On appeal, we held that, even assuming for the sake of argument that the officer had unlawfully extended the stop, the trial court correctly denied the motion to suppress, because the officer did not exploit any prior unlawful conduct in obtaining the defendant’s consent. Merely because the consent would not have been obtained but for the detention, we held, does not mean that the consent was unlawfully obtained. There must be a “causal connection” between the unlawful police conduct' and the consent, such as trading on the arrest or otherwise taking advantage of it to obtain the consent. Id. at 427.

This case is indistinguishable from Arabzadeh in all material respects. The trial court found that defendant consented to the search, and defendant does not challenge that finding on appeal. Even assuming for the sake of argument that Bergin unlawfully detained defendant following the issuance of the citation, there is no suggestion that he traded on that detention or otherwise took advantage of it to wrest from defendant consent to search. Defendant argues that merely because the consent would not have been obtained but for the detention, there was unlawful exploitation.
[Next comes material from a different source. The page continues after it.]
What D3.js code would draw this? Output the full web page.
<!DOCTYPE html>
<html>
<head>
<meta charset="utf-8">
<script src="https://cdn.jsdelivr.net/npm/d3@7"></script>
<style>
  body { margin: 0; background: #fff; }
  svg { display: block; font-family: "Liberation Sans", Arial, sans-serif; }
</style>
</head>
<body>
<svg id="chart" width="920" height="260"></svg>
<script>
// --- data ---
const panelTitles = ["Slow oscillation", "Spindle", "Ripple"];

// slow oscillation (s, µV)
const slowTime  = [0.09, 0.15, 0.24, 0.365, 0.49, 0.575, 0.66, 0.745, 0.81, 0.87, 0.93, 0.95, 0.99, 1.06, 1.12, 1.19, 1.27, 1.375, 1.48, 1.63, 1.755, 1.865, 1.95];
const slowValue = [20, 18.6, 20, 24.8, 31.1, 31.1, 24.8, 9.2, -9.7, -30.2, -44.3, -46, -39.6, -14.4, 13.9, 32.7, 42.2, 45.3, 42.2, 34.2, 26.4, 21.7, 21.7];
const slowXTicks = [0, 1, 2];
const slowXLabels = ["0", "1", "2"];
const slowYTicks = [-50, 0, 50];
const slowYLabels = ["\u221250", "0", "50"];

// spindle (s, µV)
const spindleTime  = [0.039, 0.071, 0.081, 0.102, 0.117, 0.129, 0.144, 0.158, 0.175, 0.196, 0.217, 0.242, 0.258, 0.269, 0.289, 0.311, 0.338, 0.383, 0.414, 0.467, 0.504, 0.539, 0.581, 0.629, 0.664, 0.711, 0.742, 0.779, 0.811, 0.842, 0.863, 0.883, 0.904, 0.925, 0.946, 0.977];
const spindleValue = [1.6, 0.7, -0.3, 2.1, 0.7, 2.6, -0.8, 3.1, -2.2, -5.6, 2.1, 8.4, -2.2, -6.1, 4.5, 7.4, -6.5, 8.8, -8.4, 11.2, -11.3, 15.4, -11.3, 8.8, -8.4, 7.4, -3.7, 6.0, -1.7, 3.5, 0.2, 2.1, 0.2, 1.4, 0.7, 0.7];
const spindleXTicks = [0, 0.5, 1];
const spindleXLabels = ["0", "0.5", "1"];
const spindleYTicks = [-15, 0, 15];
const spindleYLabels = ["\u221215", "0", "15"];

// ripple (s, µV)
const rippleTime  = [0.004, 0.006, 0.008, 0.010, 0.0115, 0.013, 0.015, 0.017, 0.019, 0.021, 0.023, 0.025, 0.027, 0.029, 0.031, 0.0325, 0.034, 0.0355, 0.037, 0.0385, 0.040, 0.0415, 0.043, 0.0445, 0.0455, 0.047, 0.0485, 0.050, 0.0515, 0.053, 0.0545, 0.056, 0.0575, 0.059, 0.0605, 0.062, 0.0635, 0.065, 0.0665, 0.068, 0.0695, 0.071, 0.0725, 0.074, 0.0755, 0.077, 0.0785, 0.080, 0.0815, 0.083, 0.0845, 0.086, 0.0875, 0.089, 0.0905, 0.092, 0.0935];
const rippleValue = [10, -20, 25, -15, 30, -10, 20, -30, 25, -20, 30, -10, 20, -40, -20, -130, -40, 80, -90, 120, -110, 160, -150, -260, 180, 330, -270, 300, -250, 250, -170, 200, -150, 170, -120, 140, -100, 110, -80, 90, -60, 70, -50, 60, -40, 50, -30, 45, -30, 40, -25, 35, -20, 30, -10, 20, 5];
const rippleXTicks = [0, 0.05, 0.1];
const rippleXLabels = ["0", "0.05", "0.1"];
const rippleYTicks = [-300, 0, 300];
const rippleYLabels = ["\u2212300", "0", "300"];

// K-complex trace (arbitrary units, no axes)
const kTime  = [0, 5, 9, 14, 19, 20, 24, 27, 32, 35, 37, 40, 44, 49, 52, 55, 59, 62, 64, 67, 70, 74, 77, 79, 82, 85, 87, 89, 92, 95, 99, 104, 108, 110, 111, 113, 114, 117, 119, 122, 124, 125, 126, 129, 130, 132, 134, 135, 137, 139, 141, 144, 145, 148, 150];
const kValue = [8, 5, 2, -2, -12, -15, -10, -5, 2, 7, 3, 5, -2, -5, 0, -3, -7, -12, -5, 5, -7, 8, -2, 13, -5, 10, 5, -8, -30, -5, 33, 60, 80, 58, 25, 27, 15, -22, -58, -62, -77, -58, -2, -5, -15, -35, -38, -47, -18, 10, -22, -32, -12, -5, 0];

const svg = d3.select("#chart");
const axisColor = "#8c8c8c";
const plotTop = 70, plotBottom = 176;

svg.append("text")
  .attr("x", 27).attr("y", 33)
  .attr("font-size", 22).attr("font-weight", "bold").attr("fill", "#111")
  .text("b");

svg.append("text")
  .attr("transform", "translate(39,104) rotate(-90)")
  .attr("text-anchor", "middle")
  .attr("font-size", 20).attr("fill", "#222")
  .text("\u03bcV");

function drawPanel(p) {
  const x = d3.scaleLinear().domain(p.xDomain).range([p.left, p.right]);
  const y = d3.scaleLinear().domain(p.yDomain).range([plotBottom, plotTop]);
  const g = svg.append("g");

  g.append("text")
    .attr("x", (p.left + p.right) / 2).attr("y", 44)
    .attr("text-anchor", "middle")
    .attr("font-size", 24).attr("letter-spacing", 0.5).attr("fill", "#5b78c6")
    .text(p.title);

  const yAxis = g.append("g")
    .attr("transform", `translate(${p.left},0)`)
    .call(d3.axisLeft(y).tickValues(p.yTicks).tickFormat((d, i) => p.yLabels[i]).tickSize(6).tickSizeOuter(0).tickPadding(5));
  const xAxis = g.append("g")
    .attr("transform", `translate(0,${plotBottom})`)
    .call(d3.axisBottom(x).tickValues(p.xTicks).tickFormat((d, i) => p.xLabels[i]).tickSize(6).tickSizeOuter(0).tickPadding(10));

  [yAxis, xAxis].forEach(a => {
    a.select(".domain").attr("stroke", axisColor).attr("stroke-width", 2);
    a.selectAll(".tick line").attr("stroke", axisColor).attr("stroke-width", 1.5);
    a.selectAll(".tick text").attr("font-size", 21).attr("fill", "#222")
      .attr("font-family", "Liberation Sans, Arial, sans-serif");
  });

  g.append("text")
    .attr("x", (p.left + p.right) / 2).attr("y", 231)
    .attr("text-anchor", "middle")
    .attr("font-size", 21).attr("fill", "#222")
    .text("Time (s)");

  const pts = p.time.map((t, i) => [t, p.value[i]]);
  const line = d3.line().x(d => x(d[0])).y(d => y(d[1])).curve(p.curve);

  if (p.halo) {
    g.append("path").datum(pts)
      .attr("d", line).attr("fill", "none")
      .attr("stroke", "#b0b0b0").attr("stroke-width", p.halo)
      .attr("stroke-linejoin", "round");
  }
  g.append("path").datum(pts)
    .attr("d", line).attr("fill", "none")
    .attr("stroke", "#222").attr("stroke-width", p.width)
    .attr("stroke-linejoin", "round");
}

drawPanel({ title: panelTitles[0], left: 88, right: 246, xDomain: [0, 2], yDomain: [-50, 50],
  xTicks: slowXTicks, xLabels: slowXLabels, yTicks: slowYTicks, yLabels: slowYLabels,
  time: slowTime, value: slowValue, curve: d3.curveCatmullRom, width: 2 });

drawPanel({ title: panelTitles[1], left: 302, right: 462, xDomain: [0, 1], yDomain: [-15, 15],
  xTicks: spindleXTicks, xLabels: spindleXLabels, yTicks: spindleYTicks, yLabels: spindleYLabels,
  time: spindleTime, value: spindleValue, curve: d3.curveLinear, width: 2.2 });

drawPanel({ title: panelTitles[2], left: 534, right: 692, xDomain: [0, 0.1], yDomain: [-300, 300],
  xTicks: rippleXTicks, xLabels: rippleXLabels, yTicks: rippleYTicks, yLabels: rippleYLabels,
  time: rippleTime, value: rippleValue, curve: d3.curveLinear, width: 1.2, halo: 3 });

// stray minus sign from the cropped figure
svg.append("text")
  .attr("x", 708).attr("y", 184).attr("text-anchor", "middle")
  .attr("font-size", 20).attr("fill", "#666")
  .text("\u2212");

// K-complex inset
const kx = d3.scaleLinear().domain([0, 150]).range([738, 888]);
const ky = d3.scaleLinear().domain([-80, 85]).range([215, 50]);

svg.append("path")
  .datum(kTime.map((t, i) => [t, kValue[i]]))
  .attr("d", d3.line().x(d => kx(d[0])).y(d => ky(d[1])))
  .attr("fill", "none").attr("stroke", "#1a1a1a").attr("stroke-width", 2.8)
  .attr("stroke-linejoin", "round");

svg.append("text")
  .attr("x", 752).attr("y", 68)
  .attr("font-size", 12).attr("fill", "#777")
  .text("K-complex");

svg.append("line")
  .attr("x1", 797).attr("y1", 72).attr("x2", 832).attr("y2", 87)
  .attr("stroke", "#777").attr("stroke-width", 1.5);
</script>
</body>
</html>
That, as Arabzadeh makes clear, is not the law.

As for the federal constitution, the analysis is similar and leads to the same result. The controlling inquiry is the “purpose or flagrancy of the official misconduct” and whether the defendant’s consent was “sufficiently an act of free will to purge the primary taint” of the misconduct. United States v. Perez-Esparza, 609 F2d 1284, 1289 (9th Cir 1979). In this case, defendant concedes that the misconduct, if any, was not flagrant. Moreover, he advances no argument that Bergin’s questioning in any way affected the voluntary nature of his consent.

We conclude that the trial court erred in entering its order suppressing evidence.

Reversed and remanded. 
      
       ORS 810.410 has since been amended. Those amendments are not pertinent to the disposition of this appeal.
     
      
       The order granting defendant’s motion to suppress was entered on May 23, 1996. The state filed its notice of appeal on June 24,1996. On October 25,1996, we ordered this case held in abeyance pending the Oregon Supreme Court’s decision in State v. Toevs, 327 Or 525, 964 P2d 1007 (1998).